Last week saw Penny Mordaunt, DFID’s new Secretary of State, ensure ongoing UK support for Rohingya minority refugees affected by the displacement in Myanmar, during her visit to Cox’s Bazar in Bangladesh.
DFID pledged an additional £12 million UK aid (bringing the UK’s total support to £59 million) to ensure continued international support in the Rohingya crisis. If they hadn’t, the cash would have run out in February 2018, putting thousands of lives at risk. (For more insights into just how important this is, read the harrowing individual testimonies of Rohingya children gathered by Save the Children.)
As one of her first official acts as the new DFID lead, this reemphasises both Penny Mordaunt’s personal commitment to proving Britain can be proud of its aid, and how effective DFID aid is: Flexible enough to step into crises where it is needed most, targeted at the most vulnerable and marginalised people, supporting impactful change on the ground, and with the potential to rally other key donors.
That’s why it was so encouraging that the recently released statistics on DFID’s aid spending for 2016 show that total UK aid increased by 10% (in line with the national income calculations), meaning the UK is still meeting the international commitment to spend 0.7% of GNI on development.
The biggest difference to the year before, among other important trends of UK aid spending, is that an increasing amount of UK aid is now being channelled through cross-government aid funds and government departments other than DFID. DFID still holds the lion’s share of UK aid (nearly 74%), but this is significantly lower than before, with other stakeholders now having seen an increase of 48% in their aid income (and becoming responsible for £3.5 billion in total). This can be viewed as positive, as it brings wider expertise into development. At the same time, this change requires stronger UK action on aid transparency, impact on the ground and coherence of cross government delivery – to mitigate against the risk of weakening UK aid spending to something lower than DFID’s exceptionally high standards.
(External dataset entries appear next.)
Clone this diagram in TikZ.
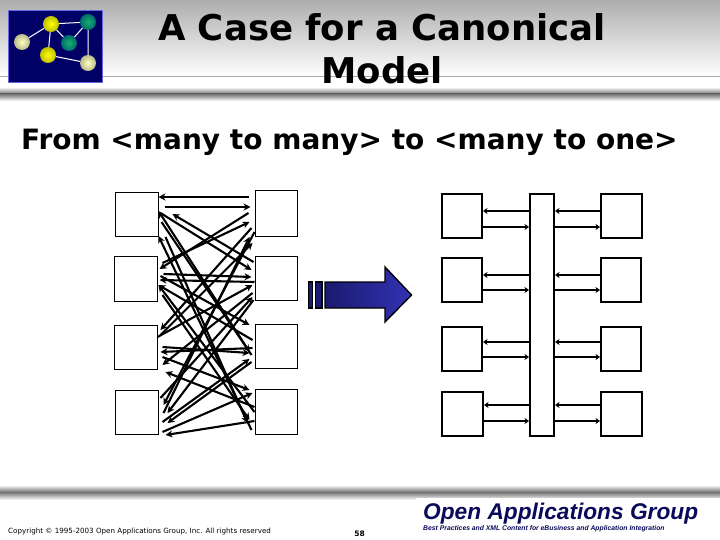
\documentclass[tikz,border=0pt]{standalone}
\usepackage{fontspec}
\setmainfont{DejaVu Sans}
\newfontfamily\logofont{Liberation Sans}
\usetikzlibrary{calc,arrows.meta,shadings}
\definecolor{logoblue}{HTML}{000066}
\definecolor{oagblue}{HTML}{0A0A5A}
\definecolor{arrowdark}{HTML}{1A1A70}
\definecolor{arrowlight}{HTML}{3333B4}
\tikzset{
	box/.style={draw, line width=1pt, fill=white, inner sep=0pt},
	hubbox/.style={draw, line width=2pt, fill=white, inner sep=0pt},
	wire/.style={line width=2.1pt, -{Stealth[length=7pt,width=7pt]}},
	hubwire/.style={line width=2pt, -{Stealth[length=4.5pt,width=6pt]}},
	ball/.style={circle, minimum size=16pt, inner sep=0pt, shading=radial},
	yellowball/.style={ball, inner color=yellow, outer color=yellow!75!black},
	tealball/.style={ball, inner color=teal!70!green!90!white, outer color=teal!85!black},
	paleball/.style={ball, inner color=yellow!25!white, outer color=yellow!40!black!45!white},
}
\begin{document}
\begin{tikzpicture}[x=1pt, y=-1pt]
	\useasboundingbox (0, 0) rectangle (720, 540);
	\fill[white] (0, 0) rectangle (720, 540);

	%%%%% HEADER %%%%%
	\shade[top color=black!32, bottom color=white] (0, 0) rectangle (720, 76);
	\draw[black!35, line width=0.6pt] (0, 76) -- (720, 76);
	\shade[top color=black!8, bottom color=black!55] (0, 88) rectangle (720, 94);
	\shade[top color=black!55, bottom color=white] (0, 94) rectangle (720, 101);

	\node[fill=logoblue, draw=black!20!blue!60, line width=0.7pt, minimum width=94pt, minimum height=72pt, inner sep=0pt] (logo) at (55, 46) {};
	\node[paleball] (b1) at (22, 42) {};
	\node[yellowball] (b2) at (51, 24) {};
	\node[tealball] (b3) at (88, 22) {};
	\node[tealball] (b4) at (69, 43) {};
	\node[yellowball] (b5) at (48, 55) {};
	\node[paleball] (b6) at (88, 63) {};
	\draw[white, line width=1pt] (b1) -- (b2) -- (b3) -- (b4) -- (b2) -- (b5) -- (b6) -- (b3);

	\node[align=center, inner sep=0pt, font=\bfseries\fontsize{35.5}{43}\selectfont] (title) at (382, 48.5) {A Case for a Canonical\\Model};
	\node[anchor=base west, inner sep=0pt, font=\bfseries\fontsize{28}{32}\selectfont] (subtitle) at (21, 150) {From <many to many> to <many to one>};

	%%%%% MANY TO MANY %%%%%
	\node[box, minimum width=43pt, minimum height=43pt] (L1) at (136.5, 214.5) {};
	\node[box, minimum width=43pt, minimum height=45pt] (L2) at (135.5, 278.5) {};
	\node[box, minimum width=43pt, minimum height=44pt] (L3) at (135.5, 347) {};
	\node[box, minimum width=43pt, minimum height=44pt] (L4) at (136.5, 412) {};
	\node[box, minimum width=42pt, minimum height=45pt] (R1) at (276, 213.5) {};
	\node[box, minimum width=42pt, minimum height=44pt] (R2) at (276, 278) {};
	\node[box, minimum width=42pt, minimum height=44pt] (R3) at (276, 346) {};
	\node[box, minimum width=42pt, minimum height=45pt] (R4) at (276, 411.5) {};

	% left to right: from, x, y, to, x, y
	\foreach \a/\ax/\ay/\b/\bx/\by in {
		L1/6/-7.5/R1/-4/-6.5,
		L1/2/-1.5/R2/-3/-8,
		L1/3/7.5/R3/-5/6,
		L1/7/22.5/R4/-7/11.5,
		L2/5/-15.5/R1/-5/8.5,
		L2/6/-4.5/R2/-3/-1,
		L2/3/-2.5/R3/-5/-21,
		L2/5/16.5/R4/-5/8.5,
		L3/3/-12/R1/-2/29.5,
		L3/0/-10/R2/-2/7,
		L3/5/0/R3/-5/7,
		L3/5/10/R4/-5/-21.5,
		L4/5/1/R1/-5/23.5,
		L4/2/-14/R2/-2/19,
		L4/4/10/R3/-5/13,
		L4/4/20/R4/-2/-18.5}
		\draw[wire] ($(\a.east)+(\ax, \ay)$) -- ($(\b.west)+(\bx, \by)$);

	% right to left: from, x, y, to, x, y
	\foreach \b/\bx/\by/\a/\ax/\ay in {
		R1/-6/-16.5/L1/0/-17.5,
		R1/-6/-0.5/L2/2/-9.5,
		R1/-3/14.5/L3/3/-17,
		R1/0/18.5/L4/5/-7,
		R2/-1/-16/L1/14/-0.5,
		R2/0/4/L2/2/1.5,
		R2/-2/15/L3/5/18,
		R2/-1/22/L4/9/1,
		R3/-3/9/L1/0/-3.5,
		R3/-2/-6/L2/1/6.5,
		R3/-2/2/L3/3/5,
		R3/-3/16/L4/9/11,
		R4/-3/18.5/L1/0/21.5,
		R4/0/0.5/L2/1/6.5,
		R4/0/-4.5/L3/8/25,
		R4/0/9.5/L4/7/23}
		\draw[wire] ($(\b.west)+(\bx, \by)$) -- ($(\a.east)+(\ax, \ay)$);

	%%%%% BIG ARROW %%%%%
	\draw[line width=1.4pt, fill=arrowdark] (308.5, 282) rectangle (312.5, 308);
	\draw[line width=1.4pt, fill=arrowdark] (315.5, 282) rectangle (322, 308);
	\draw[line width=1.4pt, left color=arrowdark, right color=arrowlight]
		(325, 282) -- (385, 282) -- (385, 267) -- (411.5, 295) -- (385, 322) -- (385, 308) -- (325, 308) -- cycle;

	%%%%% MANY TO ONE %%%%%
	\node[hubbox, minimum width=24pt, minimum height=242pt] (hub) at (542, 315) {};
	\foreach \i/\yy/\up/\dn/\lw/\rw in {1/216/211/227/40/41, 2/280/275/290/40/40, 3/348.5/342/357/40/40, 4/414/405/421/41/41}
	{
		\node[hubbox, minimum width=\lw pt, minimum height=44pt, anchor=east] (A\i) at (443+\lw, \yy) {};
		\node[hubbox, minimum width=\rw pt, minimum height=44pt, anchor=west] (B\i) at (600, \yy) {};
		\draw[hubwire] (hub.west |- 0, \up) -- (A\i.east |- 0, \up);
		\draw[hubwire] (A\i.east |- 0, \dn) -- (hub.west |- 0, \dn);
		\draw[hubwire] (B\i.west |- 0, \up) -- (hub.east |- 0, \up);
		\draw[hubwire] (hub.east |- 0, \dn) -- (B\i.west |- 0, \dn);
	}

	%%%%% FOOTER %%%%%
	\shade[top color=black!8, bottom color=black!55] (0, 486) rectangle (720, 492);
	\shade[top color=black!55, bottom color=white] (0, 492) rectangle (720, 500);
	\fill[white] (416, 498) rectangle (720, 540);

	\node[anchor=base west, inner sep=0pt, font=\fontsize{7.15}{9}\selectfont] (copyright) at (8, 533) {Copyright © 1995-2003 Open Applications Group, Inc. All rights reserved};
	\node[anchor=base, inner sep=0pt, font=\bfseries\fontsize{7.5}{9}\selectfont] (page) at (359.5, 536) {58};
	\node[anchor=base west, inner sep=0pt, text=oagblue, font=\logofont\bfseries\itshape\fontsize{22.7}{28}\selectfont] (oag) at (423, 519) {Open Applications Group};
	\node[anchor=base west, inner sep=0pt, text=oagblue, font=\logofont\bfseries\itshape\fontsize{6.8}{8}\selectfont] (tagline) at (423, 530) {Best Practices and XML Content for eBusiness and Application Integration};
\end{tikzpicture}
\end{document}
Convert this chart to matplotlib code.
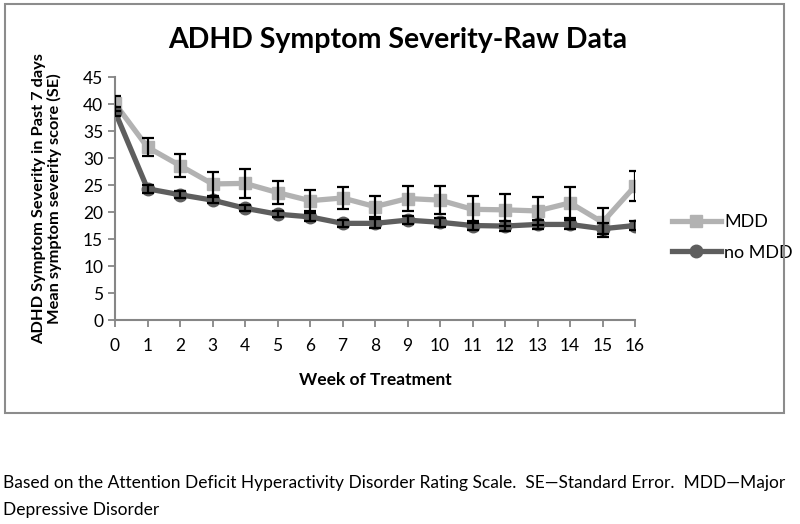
import matplotlib.pyplot as plt
from matplotlib.patches import Rectangle

weeks = list(range(17))
mdd = [40.1, 32.0, 28.6, 25.2, 25.3, 23.6, 22.1, 22.6, 21.0, 22.5, 22.2, 20.5, 20.4, 20.2, 21.7, 18.1, 24.8]
mdd_se = [1.4, 1.7, 2.1, 2.2, 2.7, 2.2, 2.0, 2.0, 2.0, 2.4, 2.6, 2.5, 2.9, 2.6, 2.9, 2.7, 2.8]
no_mdd = [38.6, 24.3, 23.2, 22.2, 20.7, 19.6, 19.1, 17.9, 17.9, 18.5, 18.1, 17.5, 17.4, 17.7, 17.7, 16.9, 17.5]
no_mdd_se = [0.8, 0.7, 0.6, 0.6, 0.6, 0.6, 0.7, 0.7, 0.8, 0.8, 0.8, 0.8, 0.9, 0.8, 0.8, 1.0, 0.9]

plt.rcParams['font.family'] = ['Lato', 'DejaVu Sans']

fig = plt.figure(figsize=(8, 5.24), dpi=100)
ax = fig.add_axes([0.14375, 0.3893, 0.65, 0.4637])

grey = '#868686'

# chart frame
fig.patches.append(Rectangle((5/800, 1-413/524), 779/800, 409/524, transform=fig.transFigure,
                             fill=False, edgecolor='#8c8c8c', lw=1.5))

ax.errorbar(weeks, mdd, yerr=mdd_se, fmt='none', ecolor='black', elinewidth=1.6, capsize=4, capthick=1.6, zorder=3)
ax.errorbar(weeks, no_mdd, yerr=no_mdd_se, fmt='none', ecolor='black', elinewidth=1.6, capsize=4, capthick=1.6, zorder=3)
ax.plot(weeks, mdd, color='#b2b2b2', lw=3.8, marker='s', ms=9, label='MDD', zorder=2)
ax.plot(weeks, no_mdd, color='#5e5e5e', lw=3.8, marker='o', ms=9, label='no MDD', zorder=2)

ax.set_xlim(0, 16)
ax.set_ylim(0, 45)
ax.set_xticks(weeks)
ax.set_yticks(range(0, 46, 5))
ax.tick_params(axis='both', colors=grey, labelcolor='black', labelsize=12.5, length=5, width=1.3)
ax.tick_params(axis='x', pad=8)
for side in ['top', 'right']:
    ax.spines[side].set_visible(False)
for side in ['left', 'bottom']:
    ax.spines[side].set_color(grey)
    ax.spines[side].set_linewidth(1.5)

ax.set_xlabel('Week of Treatment', fontsize=12.5, fontweight='bold', labelpad=13)
ax.set_ylabel('ADHD Symptom Severity in Past 7 days\nMean symptom severity score (SE)',
              fontsize=11.8, fontweight='bold', labelpad=15, linespacing=1.05)
fig.text(0.497, 1-40/524, 'ADHD Symptom Severity-Raw Data', ha='center', va='center',
         fontsize=20.5, fontweight='bold')

ax.legend(loc='center left', bbox_to_anchor=(1.04, 0.34), frameon=False, fontsize=13,
          handlelength=2.7, labelspacing=0.8, handletextpad=0.2)

fig.text(0.004, 1-483/524, 'Based on the Attention Deficit Hyperactivity Disorder Rating Scale.  SE\u2014Standard Error.  MDD\u2014Major',
         ha='left', va='center', fontsize=12.5)
fig.text(0.004, 1-510/524, 'Depressive Disorder', ha='left', va='center', fontsize=12.5)

fig.savefig('out.png', dpi=100)
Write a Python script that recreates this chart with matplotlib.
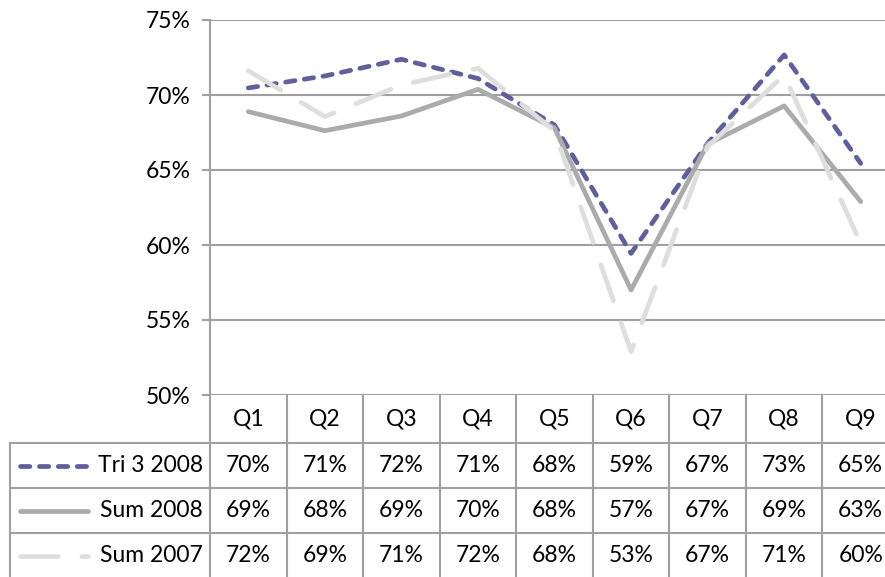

UK aid makes a major difference to children’s lives – by supporting strong health systems, reliable humanitarian action during times of hardship, such as the Rohingya crisis, and quality education. That’s why we monitor closely what happens to sectoral spending on education, health, clean water and humanitarian engagement; and were pleased to see that overall UK aid spending on these sectors has remained stable at nearly 26%. There is, however, a wide discrepancy in how well different parts of government are doing. Save the Children’s calculations suggest non-DFID departments only spend around 6% of their aid on these key sectors, compared to 33% of DFID spend.
Also, while DFID focuses on the poorest countries and most marginalised communities, cross-government aid funds predominantly target emerging markets and middle-income countries, e.g. with the Prosperity Fund having major projects with China. Aid to least-developed countries has already dropped this year, so this is an important trend to watch.
To ensure ongoing UK leadership on the aid front and strong results on the ground, it is crucial to keep aid focused on development and poverty reduction – this is how it can make the biggest difference – and adhering to high effectiveness and transparency standards, no matter which department spends it, as Save the Children recommends in Next Generation Aid.
This is how Britain can remain proud of our aid spending and engagement in the world. There is strong academic evidence that – if well spent – UK aid really works and makes a difference. The Project for Modern Democracy’s new report on development aid shows that aid has a long-term positive effect on growth and poverty reduction, if allocated and delivered in a transparent, coherent and predictable way. Gathered evidence and research for the study showed that effective aid can add as much as 1.5 % to partner countries’ annual growth. Aid also brings down child mortality, facilitates better and longer education, and increases life expectancies.
As we approach what is looking to be another bleak Christmas for children caught up in conflict, this week’s new research is a good reminder that British leadership can make a big difference, and that other departments would do well to follow DFID’s lead.